| Your goal |
Only the pictures are to be left out; set down the rest of the records exactly.

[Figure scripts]
>> BEGIN
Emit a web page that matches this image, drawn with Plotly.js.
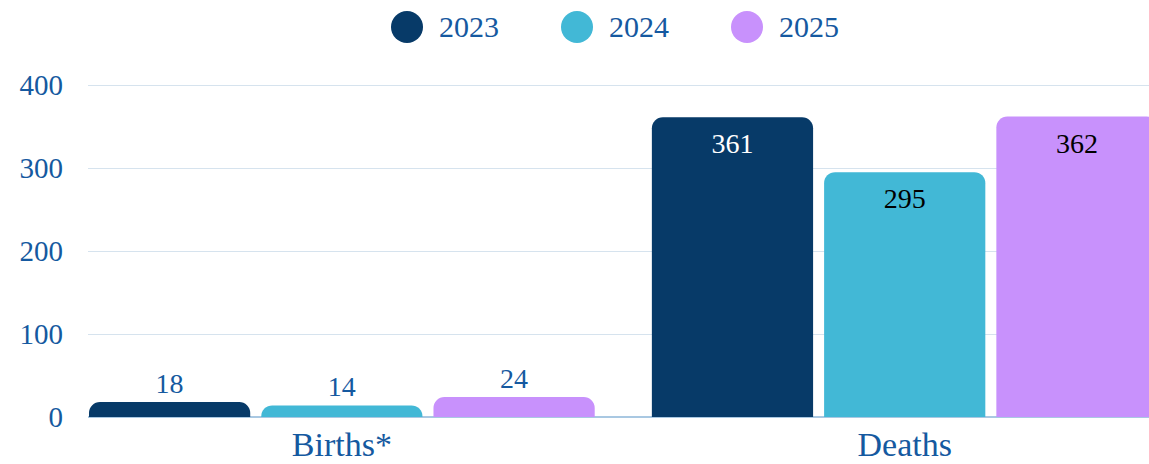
<!DOCTYPE html>
<html>
<head>
<meta charset="utf-8">
<script src="https://cdn.plot.ly/plotly-3.0.1.min.js"></script>
<style>html,body{margin:0;padding:0;background:#fff;}#chart{width:1149px;height:464px;}</style>
</head>
<body>
<div id="chart"></div>
<script>
const categories = ["Births*", "Deaths"];
const seriesNames = ["2023", "2024", "2025"];
const values2023 = [18, 361];
const values2024 = [14, 295];
const values2025 = [24, 362];
const yTicks = [0, 100, 200, 300, 400];

const colors = ["#073a68", "#42b8d6", "#c891fc"];
const insideTextColors = ["#ffffff", "#000000", "#000000"];
const labelBlue = "#1559a0";
const FONT = "Liberation Serif, DejaVu Serif, serif";

const allValues = [values2023, values2024, values2025];
const traces = allValues.map((vals, i) => ({
  type: "bar",
  name: seriesNames[i],
  x: categories,
  y: vals,
  marker: {color: colors[i], line: {width: 0}},
  text: vals.map(String),
  textposition: vals.map((v, j) => j === 0 ? "outside" : "inside"),
  insidetextanchor: "end",
  textangle: 0,
  textfont: {family: FONT, size: 28, color: vals.map((v, j) => j === 0 ? labelBlue : insideTextColors[i])},
  outsidetextfont: {family: FONT, size: 28, color: labelBlue},
  insidetextfont: {family: FONT, size: 28, color: insideTextColors[i]},
  cliponaxis: false,
  showlegend: false,
  hoverinfo: "x+y+name"
}));

// custom legend (large circles) built from the series names
const plotL = 88, plotR = 1149, plotT = 81, plotH = 336;
const shapes = [];
const annotations = [];
const legendStart = 407, legendStep = 170, legendY = 27, r = 16;
seriesNames.forEach((name, i) => {
  const cx = legendStart + i * legendStep;
  const yAnchor = 1 + (plotT - legendY) / plotH;
  shapes.push({type: "circle", xref: "paper", yref: "paper",
    xsizemode: "pixel", ysizemode: "pixel",
    xanchor: (cx - plotL) / (plotR - plotL), yanchor: yAnchor,
    x0: -r, x1: r, y0: -r, y1: r,
    fillcolor: colors[i], line: {width: 0}});
  annotations.push({xref: "paper", yref: "paper",
    x: (cx + 30 - plotL) / (plotR - plotL), y: yAnchor,
    xanchor: "left", yanchor: "middle", showarrow: false,
    text: name, font: {family: FONT, size: 30, color: labelBlue}});
});

const layout = {
  width: 1149, height: 464,
  margin: {l: plotL, r: 1149 - plotR, t: plotT, b: 464 - plotT - plotH, pad: 0},
  paper_bgcolor: "#ffffff", plot_bgcolor: "#ffffff",
  barmode: "group",
  bargap: 0.082,
  bargroupgap: 0.064,
  barcornerradius: 11,
  showlegend: false,
  xaxis: {
    type: "category",
    range: [-0.451, 1.434],
    showgrid: false, zeroline: false, showline: false,
    ticks: "", ticklabelstandoff: 4,
    tickfont: {family: FONT, size: 34, color: labelBlue}
  },
  yaxis: {
    range: [0, 336 / 0.83],
    tickvals: yTicks,
    ticktext: yTicks.map(String),
    showgrid: true, gridcolor: "#d6e3ee", gridwidth: 1,
    zeroline: true, zerolinecolor: "#a9c8e2", zerolinewidth: 1.5,
    showline: false, ticks: "",
    ticklabelstandoff: 24,
    tickfont: {family: FONT, size: 29, color: labelBlue}
  },
  shapes: shapes,
  annotations: annotations
};

Plotly.newPlot("chart", traces, layout, {displayModeBar: false, staticPlot: true});
</script>
</body>
</html>
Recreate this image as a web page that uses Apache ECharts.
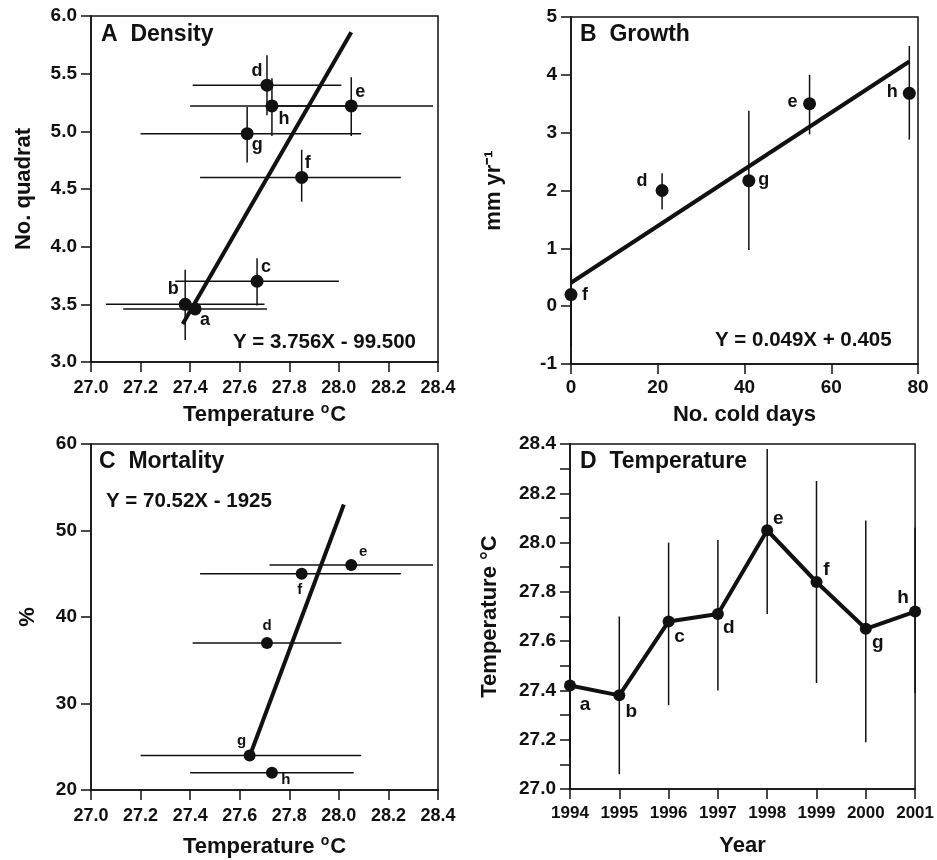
>> END
| Result |
Emit a web page that matches this image, drawn with Plotly.js.
<!DOCTYPE html>
<html>
<head>
<meta charset="utf-8">
<script src="https://cdn.plot.ly/plotly-3.0.1.min.js"></script>
<style>html,body{margin:0;padding:0;background:#fff;}#chart{width:1149px;height:464px;}</style>
</head>
<body>
<div id="chart"></div>
<script>
const categories = ["Births*", "Deaths"];
const seriesNames = ["2023", "2024", "2025"];
const values2023 = [18, 361];
const values2024 = [14, 295];
const values2025 = [24, 362];
const yTicks = [0, 100, 200, 300, 400];

const colors = ["#073a68", "#42b8d6", "#c891fc"];
const insideTextColors = ["#ffffff", "#000000", "#000000"];
const labelBlue = "#1559a0";
const FONT = "Liberation Serif, DejaVu Serif, serif";

const allValues = [values2023, values2024, values2025];
const traces = allValues.map((vals, i) => ({
  type: "bar",
  name: seriesNames[i],
  x: categories,
  y: vals,
  marker: {color: colors[i], line: {width: 0}},
  text: vals.map(String),
  textposition: vals.map((v, j) => j === 0 ? "outside" : "inside"),
  insidetextanchor: "end",
  textangle: 0,
  textfont: {family: FONT, size: 28, color: vals.map((v, j) => j === 0 ? labelBlue : insideTextColors[i])},
  outsidetextfont: {family: FONT, size: 28, color: labelBlue},
  insidetextfont: {family: FONT, size: 28, color: insideTextColors[i]},
  cliponaxis: false,
  showlegend: false,
  hoverinfo: "x+y+name"
}));

// custom legend (large circles) built from the series names
const plotL = 88, plotR = 1149, plotT = 81, plotH = 336;
const shapes = [];
const annotations = [];
const legendStart = 407, legendStep = 170, legendY = 27, r = 16;
seriesNames.forEach((name, i) => {
  const cx = legendStart + i * legendStep;
  const yAnchor = 1 + (plotT - legendY) / plotH;
  shapes.push({type: "circle", xref: "paper", yref: "paper",
    xsizemode: "pixel", ysizemode: "pixel",
    xanchor: (cx - plotL) / (plotR - plotL), yanchor: yAnchor,
    x0: -r, x1: r, y0: -r, y1: r,
    fillcolor: colors[i], line: {width: 0}});
  annotations.push({xref: "paper", yref: "paper",
    x: (cx + 30 - plotL) / (plotR - plotL), y: yAnchor,
    xanchor: "left", yanchor: "middle", showarrow: false,
    text: name, font: {family: FONT, size: 30, color: labelBlue}});
});

const layout = {
  width: 1149, height: 464,
  margin: {l: plotL, r: 1149 - plotR, t: plotT, b: 464 - plotT - plotH, pad: 0},
  paper_bgcolor: "#ffffff", plot_bgcolor: "#ffffff",
  barmode: "group",
  bargap: 0.082,
  bargroupgap: 0.064,
  barcornerradius: 11,
  showlegend: false,
  xaxis: {
    type: "category",
    range: [-0.451, 1.434],
    showgrid: false, zeroline: false, showline: false,
    ticks: "", ticklabelstandoff: 4,
    tickfont: {family: FONT, size: 34, color: labelBlue}
  },
  yaxis: {
    range: [0, 336 / 0.83],
    tickvals: yTicks,
    ticktext: yTicks.map(String),
    showgrid: true, gridcolor: "#d6e3ee", gridwidth: 1,
    zeroline: true, zerolinecolor: "#a9c8e2", zerolinewidth: 1.5,
    showline: false, ticks: "",
    ticklabelstandoff: 24,
    tickfont: {family: FONT, size: 29, color: labelBlue}
  },
  shapes: shapes,
  annotations: annotations
};

Plotly.newPlot("chart", traces, layout, {displayModeBar: false, staticPlot: true});
</script>
</body>
</html>
Recreate this image as a web page that uses Apache ECharts.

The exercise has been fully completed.